PERFECT DAY

Something interesting and kinda strange happened while I was flipping through channels and came across a cartoon a few weeks ago.  An animated character decided to have a “perfect day,” but as events unfolded, more and more worry and fear began halting all progress toward this goal.

Everything the character starts to do—games, eating favorite foods, even walking—becomes fodder for an escalating anxiety which leads him, eventually, to an isolation chamber, after arriving at this startling conclusion: What if he eats the ice cream and it’s not as good as he imagined? What if he falls down while he’s walking? What if his friends, who are now carrying him so he doesn’t fall, trip and drop him? What if the music he wants to hear isn’t beautiful enough?

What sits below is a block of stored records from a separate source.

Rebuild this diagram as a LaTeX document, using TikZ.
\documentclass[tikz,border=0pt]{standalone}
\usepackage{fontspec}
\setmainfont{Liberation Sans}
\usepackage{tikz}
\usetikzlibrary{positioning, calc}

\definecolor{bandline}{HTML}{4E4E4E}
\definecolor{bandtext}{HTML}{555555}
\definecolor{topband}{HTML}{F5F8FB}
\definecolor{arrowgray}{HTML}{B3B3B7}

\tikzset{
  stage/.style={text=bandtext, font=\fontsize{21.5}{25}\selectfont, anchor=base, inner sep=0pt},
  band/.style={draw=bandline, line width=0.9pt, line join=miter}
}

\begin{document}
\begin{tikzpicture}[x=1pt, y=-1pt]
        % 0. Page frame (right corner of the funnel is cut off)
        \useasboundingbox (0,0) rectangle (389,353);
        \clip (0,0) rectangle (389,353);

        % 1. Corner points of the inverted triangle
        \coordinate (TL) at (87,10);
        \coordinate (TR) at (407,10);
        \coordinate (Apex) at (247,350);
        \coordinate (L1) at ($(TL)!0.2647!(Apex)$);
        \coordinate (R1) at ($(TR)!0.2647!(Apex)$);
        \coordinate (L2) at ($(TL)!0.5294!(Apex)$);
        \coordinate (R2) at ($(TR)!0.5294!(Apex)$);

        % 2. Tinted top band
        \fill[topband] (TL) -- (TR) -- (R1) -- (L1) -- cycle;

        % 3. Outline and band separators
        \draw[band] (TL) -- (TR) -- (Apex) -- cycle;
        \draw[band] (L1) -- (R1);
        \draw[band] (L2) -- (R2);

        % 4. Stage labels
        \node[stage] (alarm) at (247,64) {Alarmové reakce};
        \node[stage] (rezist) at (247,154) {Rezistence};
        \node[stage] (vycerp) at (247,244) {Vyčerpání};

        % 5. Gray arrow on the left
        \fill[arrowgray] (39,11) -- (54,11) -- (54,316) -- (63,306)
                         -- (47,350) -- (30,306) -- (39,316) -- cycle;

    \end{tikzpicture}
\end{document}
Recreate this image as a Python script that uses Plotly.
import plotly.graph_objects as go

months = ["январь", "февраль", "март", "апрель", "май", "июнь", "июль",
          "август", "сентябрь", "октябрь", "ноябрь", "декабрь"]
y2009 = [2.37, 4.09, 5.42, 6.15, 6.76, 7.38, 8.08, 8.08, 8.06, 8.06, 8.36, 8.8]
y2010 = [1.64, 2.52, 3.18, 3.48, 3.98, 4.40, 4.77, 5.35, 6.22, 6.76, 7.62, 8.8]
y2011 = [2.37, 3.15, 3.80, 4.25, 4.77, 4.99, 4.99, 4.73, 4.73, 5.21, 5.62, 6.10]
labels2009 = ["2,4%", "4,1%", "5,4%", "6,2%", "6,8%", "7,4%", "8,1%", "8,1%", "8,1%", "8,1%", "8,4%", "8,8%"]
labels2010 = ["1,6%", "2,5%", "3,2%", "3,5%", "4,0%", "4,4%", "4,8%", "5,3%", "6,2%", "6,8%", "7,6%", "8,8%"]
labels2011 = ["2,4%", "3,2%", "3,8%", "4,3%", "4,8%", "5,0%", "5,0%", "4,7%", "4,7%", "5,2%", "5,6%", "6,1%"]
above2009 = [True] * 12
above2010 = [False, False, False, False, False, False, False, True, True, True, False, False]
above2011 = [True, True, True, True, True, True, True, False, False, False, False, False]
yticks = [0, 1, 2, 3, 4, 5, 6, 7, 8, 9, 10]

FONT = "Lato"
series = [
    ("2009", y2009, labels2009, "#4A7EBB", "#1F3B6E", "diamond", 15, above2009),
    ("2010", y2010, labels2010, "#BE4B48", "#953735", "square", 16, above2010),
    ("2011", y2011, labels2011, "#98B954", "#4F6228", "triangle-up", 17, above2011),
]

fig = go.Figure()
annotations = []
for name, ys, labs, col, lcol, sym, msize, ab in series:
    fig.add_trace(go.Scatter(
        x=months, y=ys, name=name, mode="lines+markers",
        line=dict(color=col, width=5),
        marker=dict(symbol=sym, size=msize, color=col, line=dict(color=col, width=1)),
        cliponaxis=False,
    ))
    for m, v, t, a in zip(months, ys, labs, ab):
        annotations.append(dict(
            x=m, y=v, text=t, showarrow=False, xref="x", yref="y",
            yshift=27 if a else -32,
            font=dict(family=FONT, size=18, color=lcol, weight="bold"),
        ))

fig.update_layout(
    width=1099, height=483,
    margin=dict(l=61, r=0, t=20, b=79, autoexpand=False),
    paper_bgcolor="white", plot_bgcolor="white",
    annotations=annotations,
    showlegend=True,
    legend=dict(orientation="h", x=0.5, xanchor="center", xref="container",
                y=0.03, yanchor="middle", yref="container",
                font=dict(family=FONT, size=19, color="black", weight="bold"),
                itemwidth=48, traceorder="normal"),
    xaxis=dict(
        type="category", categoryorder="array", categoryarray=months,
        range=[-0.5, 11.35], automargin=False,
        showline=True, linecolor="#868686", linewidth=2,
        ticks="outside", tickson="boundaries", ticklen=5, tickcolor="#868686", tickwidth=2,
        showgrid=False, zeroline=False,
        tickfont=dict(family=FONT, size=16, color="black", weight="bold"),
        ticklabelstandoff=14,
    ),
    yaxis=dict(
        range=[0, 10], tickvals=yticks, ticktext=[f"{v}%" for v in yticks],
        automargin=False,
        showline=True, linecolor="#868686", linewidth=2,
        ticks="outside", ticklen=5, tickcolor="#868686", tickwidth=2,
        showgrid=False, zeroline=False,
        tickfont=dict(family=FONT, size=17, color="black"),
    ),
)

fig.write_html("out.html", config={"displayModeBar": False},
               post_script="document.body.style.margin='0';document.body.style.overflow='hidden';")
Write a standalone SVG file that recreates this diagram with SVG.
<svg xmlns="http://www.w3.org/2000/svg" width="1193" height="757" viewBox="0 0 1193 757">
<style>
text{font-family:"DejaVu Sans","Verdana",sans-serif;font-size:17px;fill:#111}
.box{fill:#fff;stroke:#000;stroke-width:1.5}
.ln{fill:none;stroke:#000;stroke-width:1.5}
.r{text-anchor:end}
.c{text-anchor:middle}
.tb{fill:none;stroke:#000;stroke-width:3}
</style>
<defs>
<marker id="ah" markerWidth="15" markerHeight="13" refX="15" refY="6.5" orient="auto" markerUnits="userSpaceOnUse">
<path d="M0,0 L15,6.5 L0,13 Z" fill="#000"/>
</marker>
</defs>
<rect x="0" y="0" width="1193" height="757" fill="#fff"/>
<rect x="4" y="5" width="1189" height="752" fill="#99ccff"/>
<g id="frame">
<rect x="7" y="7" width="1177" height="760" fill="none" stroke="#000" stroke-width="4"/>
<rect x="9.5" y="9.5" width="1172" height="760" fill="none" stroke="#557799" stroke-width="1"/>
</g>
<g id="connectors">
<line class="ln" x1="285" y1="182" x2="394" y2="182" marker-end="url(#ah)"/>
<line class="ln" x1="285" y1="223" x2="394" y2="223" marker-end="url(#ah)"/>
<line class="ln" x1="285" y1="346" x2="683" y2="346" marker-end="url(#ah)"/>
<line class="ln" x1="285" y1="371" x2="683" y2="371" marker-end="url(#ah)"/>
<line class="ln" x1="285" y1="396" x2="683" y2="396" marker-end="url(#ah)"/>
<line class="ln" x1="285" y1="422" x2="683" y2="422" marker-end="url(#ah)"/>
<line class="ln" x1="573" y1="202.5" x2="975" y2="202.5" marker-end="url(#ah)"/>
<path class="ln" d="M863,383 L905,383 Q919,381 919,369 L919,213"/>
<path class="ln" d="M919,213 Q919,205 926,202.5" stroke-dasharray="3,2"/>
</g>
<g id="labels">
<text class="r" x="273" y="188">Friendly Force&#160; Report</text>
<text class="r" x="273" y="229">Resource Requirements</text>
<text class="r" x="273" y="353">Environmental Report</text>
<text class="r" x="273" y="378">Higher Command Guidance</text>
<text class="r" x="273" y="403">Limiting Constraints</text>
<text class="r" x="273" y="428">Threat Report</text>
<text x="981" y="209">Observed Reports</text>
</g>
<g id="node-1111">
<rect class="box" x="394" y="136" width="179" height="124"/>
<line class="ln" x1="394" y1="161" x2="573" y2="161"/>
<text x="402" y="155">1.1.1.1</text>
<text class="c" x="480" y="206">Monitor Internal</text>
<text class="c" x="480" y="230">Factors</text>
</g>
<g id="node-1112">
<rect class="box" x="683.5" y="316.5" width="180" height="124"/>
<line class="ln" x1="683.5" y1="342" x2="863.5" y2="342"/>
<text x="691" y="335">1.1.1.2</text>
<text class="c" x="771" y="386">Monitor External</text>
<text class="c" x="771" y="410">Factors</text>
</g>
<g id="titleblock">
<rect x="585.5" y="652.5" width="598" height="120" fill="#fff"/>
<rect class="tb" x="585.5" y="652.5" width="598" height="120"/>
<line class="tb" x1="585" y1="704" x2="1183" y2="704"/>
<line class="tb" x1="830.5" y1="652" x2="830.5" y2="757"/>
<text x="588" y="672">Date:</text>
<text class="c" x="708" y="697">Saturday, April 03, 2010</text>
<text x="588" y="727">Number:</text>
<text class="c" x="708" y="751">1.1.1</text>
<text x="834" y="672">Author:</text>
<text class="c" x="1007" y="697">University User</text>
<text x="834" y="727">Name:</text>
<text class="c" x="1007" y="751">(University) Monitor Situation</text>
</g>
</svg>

In the isolation chamber, where the character will now have a perfect day because he won’t have to see, hear, smell, taste or feel, I started having an out of body experience, thinking, wow, who wrote this episode, Rinpoche? The Dalai Lama? Richard Gere?

Because in Mahayana Buddhism’s Heart Sutra, the prevailing wisdom involves exactly that: no eyes, no ears, no nose, no tongue, no body, no mind.

Later, unsurprisingly, the character starts missing ice cream and walking and games and his friends, breaks out of the chamber, and goes back into the world. At first glance, someone, especially a child, might be confused by the reversal. If all those things were keeping him from having a perfect day, how could he have a perfect day now, when he’s back in the middle of it all?

In one short Buddhist tale, a person with a pack (burden) is climbing a hill. After a long time, they stop, remove the pack, rest, and look all around them, and become enlightened. Then eventually they put the burden back on and keep going.

And I guess that’s what this character did in this silly, simple little cartoon. Even kids would understand this, on some level, beneath the laughter. I felt lucky to have stumbled on this episode by accident, ’cause I’d forgotten about the story of the uphill walk. I hadn’t thought about it in a long time.